## Code that draws figures

## Begin

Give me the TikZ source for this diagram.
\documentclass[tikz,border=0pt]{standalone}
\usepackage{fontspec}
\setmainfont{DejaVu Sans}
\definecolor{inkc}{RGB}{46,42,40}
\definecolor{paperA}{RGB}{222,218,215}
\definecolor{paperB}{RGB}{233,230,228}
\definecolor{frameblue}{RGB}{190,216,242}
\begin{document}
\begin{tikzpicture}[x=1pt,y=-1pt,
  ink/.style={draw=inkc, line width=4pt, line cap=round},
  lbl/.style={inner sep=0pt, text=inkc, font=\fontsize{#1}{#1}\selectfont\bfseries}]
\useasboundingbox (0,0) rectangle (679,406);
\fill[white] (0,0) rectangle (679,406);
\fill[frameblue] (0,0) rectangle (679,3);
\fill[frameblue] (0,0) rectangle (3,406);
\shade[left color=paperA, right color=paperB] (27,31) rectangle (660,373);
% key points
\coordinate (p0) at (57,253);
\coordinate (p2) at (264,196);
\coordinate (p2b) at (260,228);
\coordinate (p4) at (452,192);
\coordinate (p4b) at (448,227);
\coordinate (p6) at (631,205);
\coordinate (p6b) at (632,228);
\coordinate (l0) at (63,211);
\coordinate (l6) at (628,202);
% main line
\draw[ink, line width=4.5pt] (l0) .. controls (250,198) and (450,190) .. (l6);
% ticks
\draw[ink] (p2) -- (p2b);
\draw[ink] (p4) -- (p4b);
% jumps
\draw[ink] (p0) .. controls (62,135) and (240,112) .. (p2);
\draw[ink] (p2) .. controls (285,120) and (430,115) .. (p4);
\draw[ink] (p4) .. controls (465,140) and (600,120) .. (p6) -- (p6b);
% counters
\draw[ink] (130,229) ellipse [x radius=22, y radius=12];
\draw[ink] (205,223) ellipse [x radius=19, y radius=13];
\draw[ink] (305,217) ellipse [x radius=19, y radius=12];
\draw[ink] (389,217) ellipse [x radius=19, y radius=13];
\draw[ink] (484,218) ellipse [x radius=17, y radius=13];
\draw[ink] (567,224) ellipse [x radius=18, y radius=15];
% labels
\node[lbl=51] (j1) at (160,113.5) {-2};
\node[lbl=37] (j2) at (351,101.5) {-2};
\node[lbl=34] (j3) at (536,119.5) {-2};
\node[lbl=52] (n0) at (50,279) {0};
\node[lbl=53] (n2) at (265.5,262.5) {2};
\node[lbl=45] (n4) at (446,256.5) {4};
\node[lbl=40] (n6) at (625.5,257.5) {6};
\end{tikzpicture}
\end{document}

## End
## Begin

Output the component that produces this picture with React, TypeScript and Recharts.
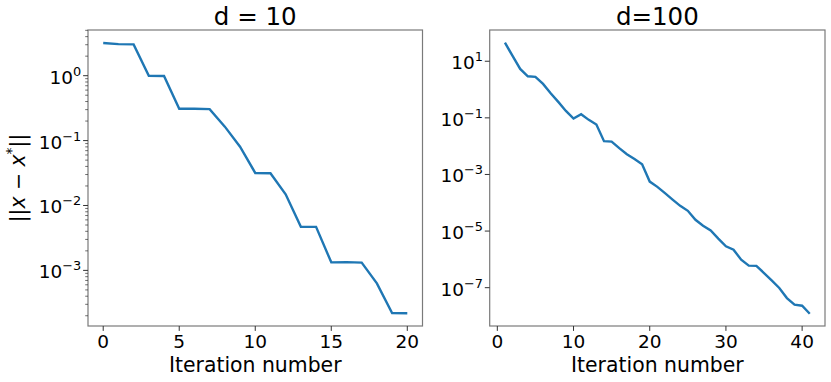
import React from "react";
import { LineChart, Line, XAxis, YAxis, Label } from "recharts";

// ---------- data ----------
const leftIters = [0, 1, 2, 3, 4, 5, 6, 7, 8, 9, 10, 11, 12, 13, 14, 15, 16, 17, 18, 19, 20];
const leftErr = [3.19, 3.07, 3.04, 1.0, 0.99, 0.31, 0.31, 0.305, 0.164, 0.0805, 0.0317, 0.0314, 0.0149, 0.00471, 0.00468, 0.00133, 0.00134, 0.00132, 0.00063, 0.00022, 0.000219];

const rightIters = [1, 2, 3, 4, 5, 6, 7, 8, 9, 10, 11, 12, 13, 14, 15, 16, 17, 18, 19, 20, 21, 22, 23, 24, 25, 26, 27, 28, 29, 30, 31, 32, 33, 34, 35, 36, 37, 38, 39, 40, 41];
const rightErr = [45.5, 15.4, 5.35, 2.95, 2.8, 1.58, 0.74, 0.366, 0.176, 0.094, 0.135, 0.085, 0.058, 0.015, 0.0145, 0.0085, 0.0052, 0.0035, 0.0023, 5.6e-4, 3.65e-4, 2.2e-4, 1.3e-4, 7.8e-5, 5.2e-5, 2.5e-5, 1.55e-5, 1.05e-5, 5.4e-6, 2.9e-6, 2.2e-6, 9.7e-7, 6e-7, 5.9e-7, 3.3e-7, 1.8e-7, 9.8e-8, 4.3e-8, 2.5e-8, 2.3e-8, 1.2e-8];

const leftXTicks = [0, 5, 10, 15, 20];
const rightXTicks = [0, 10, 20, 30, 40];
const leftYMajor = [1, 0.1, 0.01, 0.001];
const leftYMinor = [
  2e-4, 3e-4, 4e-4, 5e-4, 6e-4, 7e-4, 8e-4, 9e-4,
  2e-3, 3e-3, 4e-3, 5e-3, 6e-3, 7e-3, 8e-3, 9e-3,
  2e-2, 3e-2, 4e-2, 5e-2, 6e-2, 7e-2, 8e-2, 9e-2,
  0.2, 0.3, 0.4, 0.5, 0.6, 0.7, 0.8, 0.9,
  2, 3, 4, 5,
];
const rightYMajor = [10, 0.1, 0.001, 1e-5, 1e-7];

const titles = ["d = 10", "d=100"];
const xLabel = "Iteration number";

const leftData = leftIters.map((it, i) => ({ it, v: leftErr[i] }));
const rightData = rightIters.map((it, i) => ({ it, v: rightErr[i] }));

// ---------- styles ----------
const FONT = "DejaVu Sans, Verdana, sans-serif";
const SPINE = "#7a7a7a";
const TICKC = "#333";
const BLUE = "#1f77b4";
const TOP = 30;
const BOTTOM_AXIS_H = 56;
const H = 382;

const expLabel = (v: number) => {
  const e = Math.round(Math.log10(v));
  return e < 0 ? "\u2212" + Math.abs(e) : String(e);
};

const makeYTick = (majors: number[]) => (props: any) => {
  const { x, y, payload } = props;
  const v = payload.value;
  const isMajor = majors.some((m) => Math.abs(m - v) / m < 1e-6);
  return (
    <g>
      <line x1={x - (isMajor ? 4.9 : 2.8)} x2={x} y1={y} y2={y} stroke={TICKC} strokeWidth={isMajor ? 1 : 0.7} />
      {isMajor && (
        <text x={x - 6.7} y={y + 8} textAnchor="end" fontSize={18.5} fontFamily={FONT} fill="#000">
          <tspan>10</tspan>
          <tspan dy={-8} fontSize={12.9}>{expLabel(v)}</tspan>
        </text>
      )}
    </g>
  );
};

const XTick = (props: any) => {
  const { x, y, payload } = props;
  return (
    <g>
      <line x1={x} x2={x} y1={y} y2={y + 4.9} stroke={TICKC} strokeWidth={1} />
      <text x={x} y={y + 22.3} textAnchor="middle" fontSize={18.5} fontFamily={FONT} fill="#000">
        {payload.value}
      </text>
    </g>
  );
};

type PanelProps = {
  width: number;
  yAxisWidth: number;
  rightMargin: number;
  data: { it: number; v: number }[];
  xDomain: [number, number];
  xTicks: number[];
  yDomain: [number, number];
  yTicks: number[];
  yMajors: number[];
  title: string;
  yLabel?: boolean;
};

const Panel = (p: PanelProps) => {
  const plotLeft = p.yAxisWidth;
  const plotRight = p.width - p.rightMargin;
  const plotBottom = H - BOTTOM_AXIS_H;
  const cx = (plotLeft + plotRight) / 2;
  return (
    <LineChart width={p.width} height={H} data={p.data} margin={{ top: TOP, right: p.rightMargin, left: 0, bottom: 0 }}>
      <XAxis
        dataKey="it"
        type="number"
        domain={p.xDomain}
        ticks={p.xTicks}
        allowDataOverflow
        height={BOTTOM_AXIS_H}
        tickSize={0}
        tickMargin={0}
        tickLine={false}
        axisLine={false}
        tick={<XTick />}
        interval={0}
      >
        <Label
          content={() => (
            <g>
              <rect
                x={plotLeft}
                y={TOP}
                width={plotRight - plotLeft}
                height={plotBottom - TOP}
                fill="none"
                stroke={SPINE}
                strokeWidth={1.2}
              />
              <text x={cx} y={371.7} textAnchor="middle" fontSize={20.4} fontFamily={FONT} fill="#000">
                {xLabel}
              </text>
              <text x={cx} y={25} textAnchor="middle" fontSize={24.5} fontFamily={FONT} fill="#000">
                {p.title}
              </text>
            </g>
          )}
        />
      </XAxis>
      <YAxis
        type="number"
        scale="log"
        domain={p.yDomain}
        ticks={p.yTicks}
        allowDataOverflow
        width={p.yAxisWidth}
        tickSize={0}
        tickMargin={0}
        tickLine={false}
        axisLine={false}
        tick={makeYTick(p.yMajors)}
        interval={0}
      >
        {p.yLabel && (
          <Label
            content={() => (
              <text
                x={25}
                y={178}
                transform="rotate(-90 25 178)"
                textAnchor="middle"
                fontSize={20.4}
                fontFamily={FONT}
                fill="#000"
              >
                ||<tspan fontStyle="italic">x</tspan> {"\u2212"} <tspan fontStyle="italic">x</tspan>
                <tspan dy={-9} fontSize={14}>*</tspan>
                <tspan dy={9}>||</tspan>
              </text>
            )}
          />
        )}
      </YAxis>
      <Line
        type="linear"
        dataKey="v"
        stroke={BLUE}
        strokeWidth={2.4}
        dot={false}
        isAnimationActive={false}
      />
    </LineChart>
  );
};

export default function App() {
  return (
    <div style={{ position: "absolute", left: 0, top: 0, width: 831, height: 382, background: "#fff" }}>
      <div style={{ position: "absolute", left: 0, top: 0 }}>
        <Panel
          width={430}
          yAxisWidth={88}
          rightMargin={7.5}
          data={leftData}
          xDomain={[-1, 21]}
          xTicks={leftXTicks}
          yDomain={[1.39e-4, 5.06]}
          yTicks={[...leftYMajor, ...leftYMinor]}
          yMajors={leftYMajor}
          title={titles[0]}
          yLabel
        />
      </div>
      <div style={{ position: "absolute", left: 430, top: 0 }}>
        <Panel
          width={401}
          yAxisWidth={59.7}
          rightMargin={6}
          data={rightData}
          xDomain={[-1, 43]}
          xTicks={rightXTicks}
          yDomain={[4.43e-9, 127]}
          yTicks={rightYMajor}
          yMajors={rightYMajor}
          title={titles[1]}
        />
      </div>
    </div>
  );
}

## End

## Your goal
Look through the listing and extract every line with "this" in it.

## Complete answer
Give me the TikZ source for this diagram.
Output the component that produces this picture with React, TypeScript and Recharts.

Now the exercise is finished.